Summer babies do worse at school

August-born children more likely to be bullied, fail exams and need extra help, according to study


Children born in the summer suffer for being the youngest members of class. A study by the Department for Education has found that children born in August, nearly a full year younger than their oldest classmates, are less likely to achieve 5 A*-C GCSE grades, take A levels or go to university.


The findings have led some academics to suggest children are being pushed into formal education too early and should be allowed to develop at their own pace, starting compulsory schooling around age 6 or 7. This contradicts the idea put forward by former School Secretary Ed Balls, who said that children should start school at 4 to give them longer to master the basic skills.
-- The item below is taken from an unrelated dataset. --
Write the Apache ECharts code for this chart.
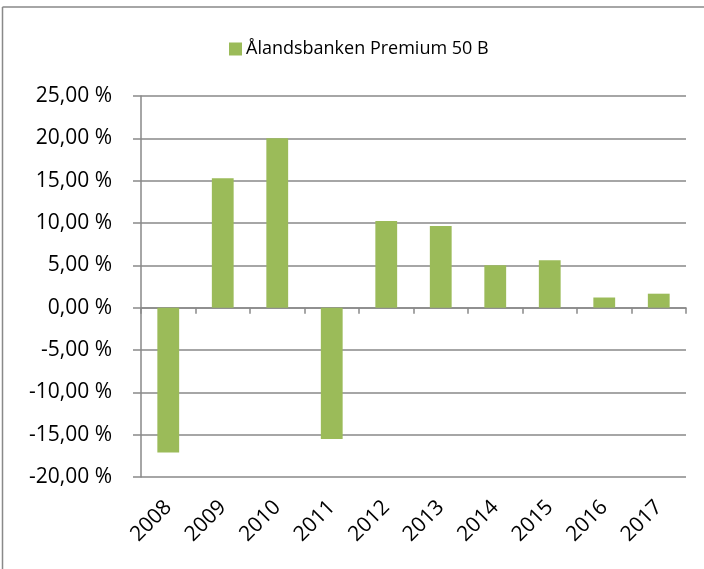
<!DOCTYPE html>
<html>
<head>
<meta charset="utf-8">
<script src="https://cdn.jsdelivr.net/npm/echarts@6/dist/echarts.min.js"></script>
<style>
  html, body { margin: 0; padding: 0; background: #fff; }
  #chart { width: 704px; height: 569px; }
</style>
</head>
<body>
<div id="chart"></div>
<script>
// Annual returns of the fund, in percent
const years = ['2008', '2009', '2010', '2011', '2012', '2013', '2014', '2015', '2016', '2017'];
const returns = [-17.1, 15.3, 20.0, -15.5, 10.25, 9.65, 5.0, 5.6, 1.2, 1.65];
const seriesName = 'Ålandsbanken Premium 50 B';
const yMin = -20, yMax = 25, yStep = 5;

const grey = '#898989';
const barGreen = '#9BBB59';
const fontFamily = '"Open Sans", "Noto Sans", sans-serif';

const fmtPct = v => v.toFixed(2).replace('.', ',') + ' %';

const chart = echarts.init(document.getElementById('chart'), null, { renderer: 'canvas' });
chart.setOption({
  animation: false,
  backgroundColor: '#fff',
  textStyle: { fontFamily },
  graphic: [
    // outer frame (top and left edges)
    { type: 'line', shape: { x1: 2.5, y1: 7, x2: 704, y2: 7 }, style: { stroke: grey, lineWidth: 1.5 } },
    { type: 'line', shape: { x1: 2.5, y1: 7, x2: 2.5, y2: 569 }, style: { stroke: grey, lineWidth: 1.5 } }
  ],
  legend: {
    top: 35,
    left: 224,
    itemWidth: 13,
    itemHeight: 13,
    itemGap: 5,
    icon: 'rect',
    textStyle: { fontSize: 18, color: '#000', fontFamily, padding: [0, 0, 0, -1] },
    data: [seriesName]
  },
  grid: { left: 141, right: 18, top: 96, bottom: 92 },
  xAxis: [
    {
      type: 'category',
      data: years,
      position: 'bottom',
      axisLine: { onZero: true, lineStyle: { color: grey, width: 1.5 } },
      axisTick: { show: true, length: 6, lineStyle: { color: grey, width: 1.5 } },
      axisLabel: { show: false }
    },
    {
      type: 'category',
      data: years,
      position: 'bottom',
      axisLine: { show: false, onZero: false },
      axisTick: { show: false },
      axisLabel: {
        rotate: 45,
        margin: 27,
        fontSize: 21,
        color: '#000',
        fontFamily
      }
    }
  ],
  yAxis: {
    type: 'value',
    min: yMin,
    max: yMax,
    interval: yStep,
    axisLine: { show: true, lineStyle: { color: grey, width: 1.5 } },
    axisTick: { show: true, length: 8, lineStyle: { color: grey, width: 1.5 } },
    splitLine: { show: true, lineStyle: { color: grey, width: 1.5 } },
    axisLabel: {
      formatter: fmtPct,
      margin: 29,
      fontSize: 21,
      color: '#000',
      fontFamily
    }
  },
  series: [
    {
      name: seriesName,
      type: 'bar',
      xAxisIndex: 0,
      data: returns,
      barWidth: '40%',
      itemStyle: { color: barGreen }
    }
  ]
});
</script>
</body>
</html>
At the age of 5, September-born pupils where found to be twice as likely to reach the expected levels of basic development as those born in August the following year. The trend continued through to exams at age 11, GCSEs and to a lesser degree, A-levels.

“To put this in context,” the report said, “10,000 summer-born children per year fail to achieve the standard at GCSE, which influences their chances of progressing to A-levels and beyond, purely because they are the youngest pupils sitting the GCSE examinations due to the timing of their birth and the school year.”

The survey also said that summer-born children had a higher risk of being bullied or being registered as special needs.


However, it is unclear how to solve this problem as changing the cut off date to another month will not stop some children being nearly a full year younger than the oldest members of their class.